「私も植毛しているんですよ、フフフ」
院内に入ると個室に案内され、「薄毛を気にしたのはいつからか、どのあたりが気になるか、シャンプーは毎晩しているか」など、薄毛に関するヒアリングを女性スタッフから受けた後に、薄毛の最新治療の説明を長々と聞いた。
「女性が話す医学的な話は、私にとっては『とっくに知っている』という情報ばかりでした。でも、モニターの仕事に徹するために『そうなんですか、へー』と初めてのような顔をしていました」
女性スタッフは小型カメラを使ってIさんの頭皮を写し、「森」の中がいかに危機的状況に陥っているかを説明した。「50代になれば、どんな人でも多少は危機的状況になるだろう」とIさんが思って聞いていると、このクリニックの理事長という、石原軍団のような存在感のある紳士が登場した。
彼はダブルのスーツに白髪交じりのオールバックで、自分の髪を見せながら、「私も植毛しているんですよ、フフフ」と鷹揚な笑顔を浮かべ、植毛がいかに簡単で安全に行われるかを話し出したという。
「この御仁は、ちょっとカタギの感じがしませんでした。でも、こういうキャラクターの方にはお目にかかる機会がないので、私には新鮮でした」
Iさんは自宅に帰り、院内の様子やサービス内容について詳細なレポートにまとめて報告した。すると、「とても丁寧な報告で、細部まで伝えてもらえてよかった」とモニターを依頼した会社から言われ、その後も数回にわたって別の薄毛クリニックのモニターを頼まれた。
いずれも都内の自宅から電車で行ける距離で、カウンセリングだけでなく、ヘッドスパなどを体験することもあった。ほかにも、保険相談や脱毛など合計10カ所ほどの体験モニターの仕事をし、2~3カ月で合計2万円ほどの報酬を受け取ったそうだ。

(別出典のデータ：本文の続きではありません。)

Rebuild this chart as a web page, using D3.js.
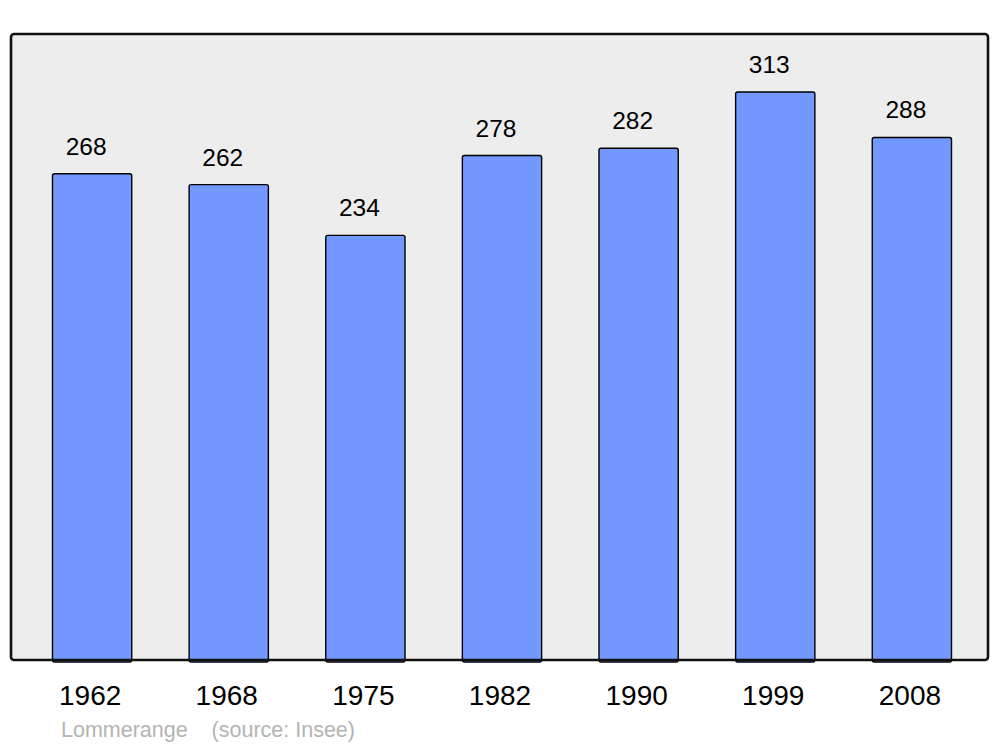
<!DOCTYPE html>
<html>
<head>
<meta charset="utf-8">
<script src="https://cdn.jsdelivr.net/npm/d3@7"></script>
<style>
  body { margin: 0; background: #fff; }
  text { font-family: "Liberation Sans", Arial, sans-serif; }
</style>
</head>
<body>
<div id="chart"></div>
<script>
// population data, Lommerange
var years = ["1962", "1968", "1975", "1982", "1990", "1999", "2008"];
var population = [268, 262, 234, 278, 282, 313, 288];
var yMax = 345;
var caption = "Lommerange    (source: Insee)";

var width = 1000, height = 747;
var panel = {left: 11, top: 34, right: 988, bottom: 660};

var svg = d3.select("#chart")
    .append("svg")
    .attr("width", width)
    .attr("height", height);

var x = d3.scaleBand()
    .domain(years)
    .range([52.5, 951.5])
    .paddingInner(0.42)
    .paddingOuter(0);

var y = d3.scaleLinear()
    .domain([0, yMax])
    .range([panel.bottom, panel.top]);

var data = years.map(function(d, i) { return {year: d, value: population[i]}; });

// background panel
svg.append("rect")
    .attr("x", panel.left)
    .attr("y", panel.top)
    .attr("width", panel.right - panel.left)
    .attr("height", panel.bottom - panel.top)
    .attr("rx", 3)
    .style("fill", "#ededed");

svg.selectAll("rect.bar")
    .data(data)
    .enter()
    .append("rect")
    .attr("class", "bar")
    .attr("x", function(d) { return x(d.year); })
    .attr("y", function(d) { return y(d.value); })
    .attr("width", x.bandwidth())
    .attr("height", function(d) { return y(0) - y(d.value) + 2; })
    .attr("rx", 2)
    .style("fill", "#7399ff")
    .style("stroke", "#000")
    .style("stroke-width", 1.4);

// border on top of bars
svg.append("rect")
    .attr("x", panel.left)
    .attr("y", panel.top)
    .attr("width", panel.right - panel.left)
    .attr("height", panel.bottom - panel.top)
    .attr("rx", 3)
    .style("fill", "none")
    .style("stroke", "#111")
    .style("stroke-width", 2.6);

svg.selectAll("text.value")
    .data(data)
    .enter()
    .append("text")
    .attr("class", "value")
    .attr("x", function(d) { return x(d.year) + x.bandwidth() / 2 - 6; })
    .attr("y", function(d) { return y(d.value) - 19; })
    .attr("text-anchor", "middle")
    .style("font-size", "24.5px")
    .style("fill", "#000")
    .text(function(d) { return d.value; });

var xAxis = d3.axisBottom(x).tickSize(0).tickPadding(0);
var gx = svg.append("g")
    .attr("transform", "translate(0," + panel.bottom + ")")
    .call(xAxis);
gx.select(".domain").remove();
gx.selectAll("text")
    .attr("x", -2)
    .attr("y", 45)
    .attr("dy", 0)
    .style("font-size", "28px")
    .style("font-family", "'Liberation Sans', Arial, sans-serif")
    .style("fill", "#000");

svg.append("text")
    .attr("x", 61)
    .attr("y", 737)
    .style("font-size", "21.5px")
    .style("fill", "#b4b4b4")
    .style("white-space", "pre")
    .text(caption);
</script>
</body>
</html>
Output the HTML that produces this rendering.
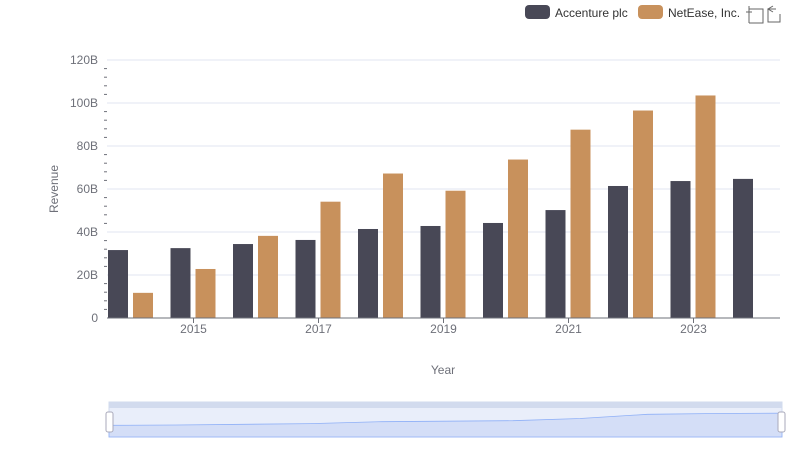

「お小遣い程度の収入にしかなりませんが、いろんな人に会えて面白かったです。研究室の世界しか知らなかった自分には、いい気分転換になりました」
体験モニターの仕事の中には悪質なものもあるので、注意が必要だ。「覆面調査」というのは表向きで、実際は集客目的のモニターもあるようだ。幸い、Iさんはトラブルに巻き込まれるようなことはなかったようだが、報酬が支払われないというトラブルも起こっているので、副業する人は注意しなければいけない。